Perspektif saya masih menerima pada mereka yang mengemis dengan modal. Maksudnya: menggunakan sedikit usaha, seperti menari, main musik a.k.a pengamen atau pemain musik jalanan, atau sulap atau topeng monyet. Karena itu saya definisikan sebagai kerjaan. Pekerja jalanan.

Tapi saya tidak habis pikir dan masih belum bisa menerima manakala mereka hanya duduk di pinggir jalan yang teduh pula, dengan baju comal comel menjurus kotor, tapi badan subur, dan memegang plastik atau wadah minuman plastik yang diangsurkan ke setiap pengendara motor/pejalan kaki yang lewat tanpa menggeser sedikitpun posisi duduk. What the hell??!!

Belum lagi dengan mereka yang hanya modal botol bekas minuman dengan receh di dalamnya dan menyanyi gak ada juntrungannya minus nada dan lirik mendekati setiap orang yang berdiri atau menunggu makanan, dan meminta uang.
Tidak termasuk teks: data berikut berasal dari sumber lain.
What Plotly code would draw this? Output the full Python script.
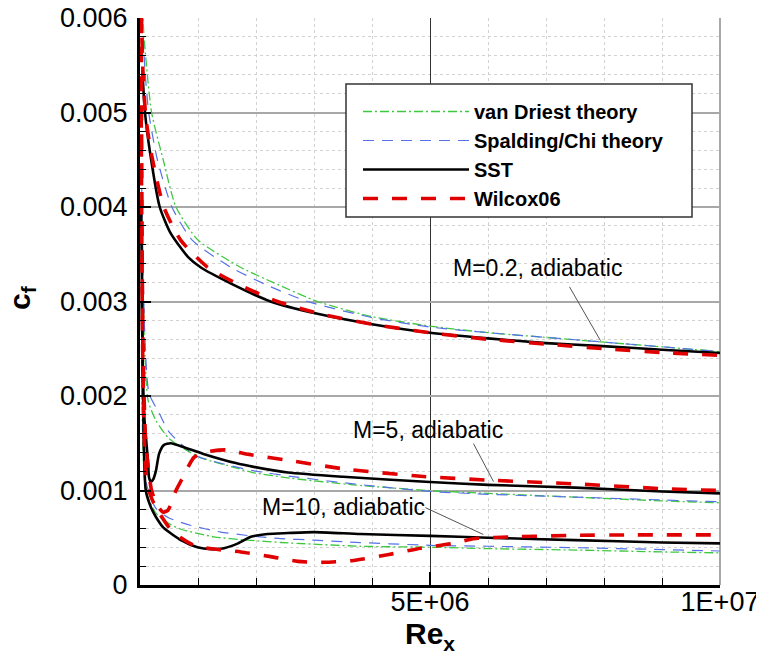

Ada lagi yang menganggsurkan amplop lusuh yang ditulisi : "Tolong bantu saya untuk menyekolahkan adik dan membelikan adik saya buku", tapi setiap hari mangkal disitu.

Juga yang mangkal di suatu lampu merah setiap malam, dengan dandanan yang bisa dikatakan layak, dengan tas besar di punggung dan botol kosong di tangan, berputar di antara para pengendara meminta uang. Setiap malam, tempat yang sama.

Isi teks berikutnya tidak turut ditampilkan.